Title: Using Fiber-Reinforced High-Performance HPFRC Micro-Concretes in Structural Restoring

Author(s): Marco Bressan, Alessandro Pasqualini, and Felice Marco Liberatore

Publication: Symposium Paper

Volume: 326

Issue:

Appears on pages(s): 107.1-107.10

Keywords: beam, ductility, floor, HPFRC, jacketing, pillar, reinforcing, repair, strength

DOI: 10.14359/51711090

Date: 8/10/2018

Abstract:

HPFRC micro-concretes represent one of the most interesting results in the construction material research field. Over and above their extremely high compressive strength, these materials are characterized by an exceptional tensile strength and by a deformational capacity (ductility) superior to that of ordinary cement conglomerates.

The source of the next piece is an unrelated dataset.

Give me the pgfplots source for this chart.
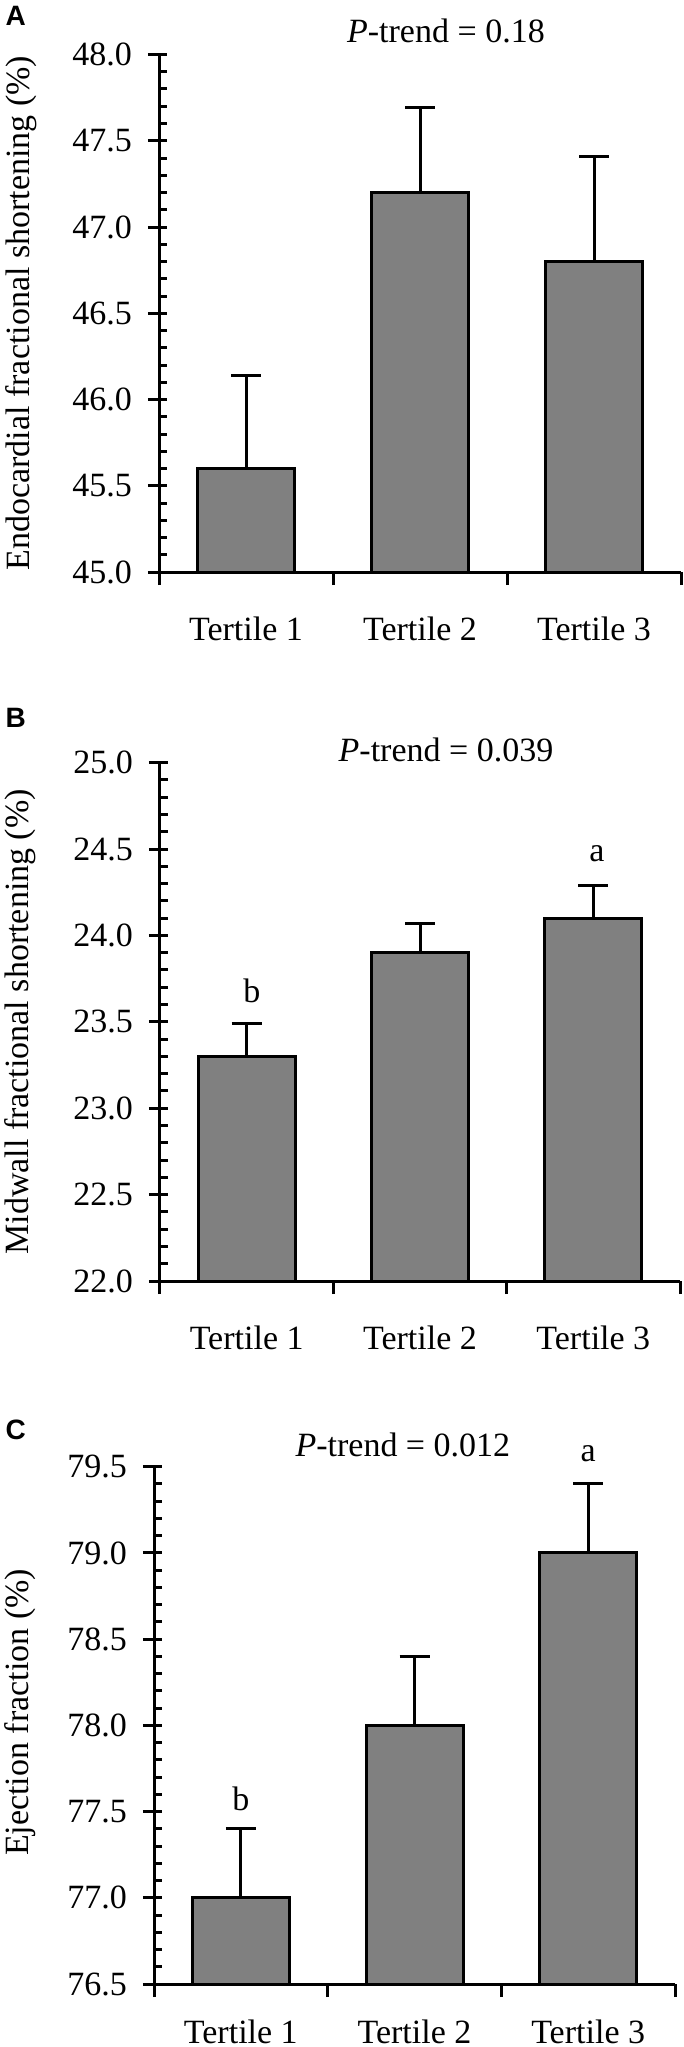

In terms of durability, their particular compact matrix makes them extremely resilient to the environmental deteriorating action.

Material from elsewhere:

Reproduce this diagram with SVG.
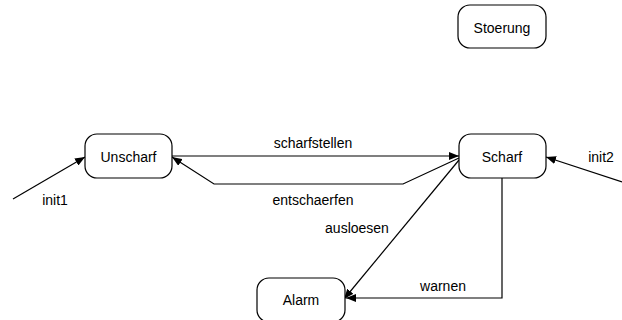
<svg xmlns="http://www.w3.org/2000/svg" width="622" height="320" viewBox="0 0 622 320">
<style>
.node{fill:#fff;stroke:#000;stroke-width:1.2}
.lbl{font-family:"Liberation Sans",Arial,sans-serif;font-size:14px;fill:#000;text-anchor:middle}
.edge{fill:none;stroke:#000;stroke-width:1.2}
</style>
<defs>
<marker id="ah" viewBox="0 0 10 8" refX="10" refY="4" markerWidth="10" markerHeight="8" markerUnits="userSpaceOnUse" orient="auto">
<path d="M0,0 L10,4 L0,8 z" fill="#000"/>
</marker>
</defs>
<rect width="622" height="320" fill="#fff"/>
<g id="connectors">
<g id="e-init1"><path class="edge" d="M13,199 L85,157" marker-end="url(#ah)"/><text class="lbl" x="55" y="205">init1</text></g>
<g id="e-init2"><path class="edge" d="M622,182 L546,157" marker-end="url(#ah)"/><text class="lbl" x="601" y="162">init2</text></g>
<g id="e-scharfstellen"><path class="edge" d="M172,156 L459,156" marker-end="url(#ah)"/><text class="lbl" x="313" y="148">scharfstellen</text></g>
<g id="e-entschaerfen"><path class="edge" d="M459,158 L403,184 L214,184 L172,157" marker-end="url(#ah)"/><text class="lbl" x="313" y="205">entschaerfen</text></g>
<g id="e-ausloesen"><path class="edge" d="M459,160 L344,299" marker-end="url(#ah)"/><text class="lbl" x="357" y="233">ausloesen</text></g>
<g id="e-warnen"><path class="edge" d="M502,178 L502,298 L346,298" marker-end="url(#ah)"/><text class="lbl" x="443" y="291">warnen</text></g>
</g>
<g id="n-stoerung"><rect class="node" x="458" y="5" width="88" height="43" rx="12"/><text class="lbl" x="502" y="33">Stoerung</text></g>
<g id="n-unscharf"><rect class="node" x="85" y="134" width="87" height="44" rx="12"/><text class="lbl" x="128.5" y="162">Unscharf</text></g>
<g id="n-scharf"><rect class="node" x="459" y="134" width="87" height="44" rx="12"/><text class="lbl" x="502" y="162">Scharf</text></g>
<g id="n-alarm"><rect class="node" x="257" y="278" width="88" height="44" rx="12"/><text class="lbl" x="301" y="305">Alarm</text></g>
</svg>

These properties make this material an absolute protagonist in the field of structural repair and reinforcing, since they allow applications that are not only interesting from a technical viewpoint, but effectively sustainable. In fact, efficient repair work will be possible while keeping dimensions of the sections limited.

This note initially intends outlining the description of a series of experimental tests and the relative lab results obtained on innovative HPFRC products. Specifically, reference will be made to compression tests, tensile and bending-tensile tests, shear tests and adhesion tests to the support.

Next, several possible and interesting applications for repairing/reinforcing structural elements will be described, such as reinforced concrete pillars and beam, as well as floors.

Order to understand the technical benefits afforded by said interventions, useful reference will be made to a specifically developed software application for locally analyzing the reinforced concrete sections subject to structural repairing. Where pillar and beam elements are reinforced, benefits obtained by implementing reduced thickness jacketing will be highlighted, both in terms of bending-compression strength by evaluating the M-N interaction diagram, as well as in terms of the ductility of the section, by assessing the Moment – Curvature relationships.

Instead, as regards the reinforcing works done on floors, the benefits attainable will be described by constructing collaborating slabs of lesser thickness in terms of an increase in carrying capacity, and low deformations and vibrations.